The county has saved nearly $4.4 million in the past two years, mainly due to employees taking voluntary unpaid absences.
Since 2009, the county has encouraged its employees to voluntarily take leave without pay—an average of 20 hours per year—in order to address tight budgets. In 2011, participating employees helped the county save approximately $1.9 million by taking unpaid leaves; in 2010, that amount totaled nearly $2.5 million, the county said.
However, a Minnesota statute doesn’t allow the county’s elected officials, which include its commissioners, to take unpaid leaves.
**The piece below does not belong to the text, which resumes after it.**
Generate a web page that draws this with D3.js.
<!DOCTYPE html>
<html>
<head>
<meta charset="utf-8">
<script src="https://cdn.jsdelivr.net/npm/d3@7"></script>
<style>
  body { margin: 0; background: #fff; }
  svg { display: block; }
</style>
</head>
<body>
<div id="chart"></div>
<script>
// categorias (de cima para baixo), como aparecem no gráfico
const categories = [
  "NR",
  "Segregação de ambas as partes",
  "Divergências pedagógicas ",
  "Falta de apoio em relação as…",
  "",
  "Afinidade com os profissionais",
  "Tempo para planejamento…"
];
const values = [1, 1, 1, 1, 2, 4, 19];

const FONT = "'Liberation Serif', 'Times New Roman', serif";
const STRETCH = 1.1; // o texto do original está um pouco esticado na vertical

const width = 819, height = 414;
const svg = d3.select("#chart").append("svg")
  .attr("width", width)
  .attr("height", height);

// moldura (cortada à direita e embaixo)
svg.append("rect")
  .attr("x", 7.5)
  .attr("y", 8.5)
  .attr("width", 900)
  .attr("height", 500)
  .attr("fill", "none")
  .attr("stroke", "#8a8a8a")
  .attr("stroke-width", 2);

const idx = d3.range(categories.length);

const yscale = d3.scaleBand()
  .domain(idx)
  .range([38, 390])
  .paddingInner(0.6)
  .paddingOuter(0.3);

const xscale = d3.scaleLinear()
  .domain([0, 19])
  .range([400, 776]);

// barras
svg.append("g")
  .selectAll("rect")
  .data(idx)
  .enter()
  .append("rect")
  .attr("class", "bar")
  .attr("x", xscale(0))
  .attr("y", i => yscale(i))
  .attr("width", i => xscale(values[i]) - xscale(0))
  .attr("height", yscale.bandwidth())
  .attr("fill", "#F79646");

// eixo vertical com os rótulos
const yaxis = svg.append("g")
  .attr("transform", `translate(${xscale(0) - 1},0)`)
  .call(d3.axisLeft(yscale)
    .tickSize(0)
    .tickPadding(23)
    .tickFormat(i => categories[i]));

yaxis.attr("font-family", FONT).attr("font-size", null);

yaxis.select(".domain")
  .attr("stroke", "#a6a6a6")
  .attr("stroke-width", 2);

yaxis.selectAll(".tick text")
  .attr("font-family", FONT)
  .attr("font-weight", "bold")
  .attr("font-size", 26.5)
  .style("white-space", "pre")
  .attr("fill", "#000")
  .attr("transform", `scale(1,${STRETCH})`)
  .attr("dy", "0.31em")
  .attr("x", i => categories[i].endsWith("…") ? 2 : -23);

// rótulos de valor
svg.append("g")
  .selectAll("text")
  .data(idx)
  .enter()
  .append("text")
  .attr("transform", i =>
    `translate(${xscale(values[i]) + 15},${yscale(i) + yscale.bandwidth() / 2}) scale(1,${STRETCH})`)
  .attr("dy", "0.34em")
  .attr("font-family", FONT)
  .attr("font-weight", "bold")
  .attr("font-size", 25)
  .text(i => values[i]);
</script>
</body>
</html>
As a result, elected officials have, for the last two years, had the option to return the equivalent of 20 hours of their pay to the county.
On July 24, all six members of the board voted unanimously in favor of returning that same portion of their 2011 salaries.
Commissioner Mike Opat told Twin Cities Business on Thursday that the commissioners’ returns have amounted to roughly $2,000 per year and are a minimal portion of the total amount that employees have helped save in recent years.
“We recognize the value of staff taking leave without pay,” Mike Opat, chair of the Hennepin County Board of Commissioners, said in a statement. “We arrived at this strategy—basically in the form of a gift to the county, which is permitted by statute—so that we could give back a portion of our salaries as well to address the deficit.”
Meanwhile, no commissioner or employee has received a raise since 2008. Opat said that Hennepin is one of few entities in the state that have adopted such cost-saving measures.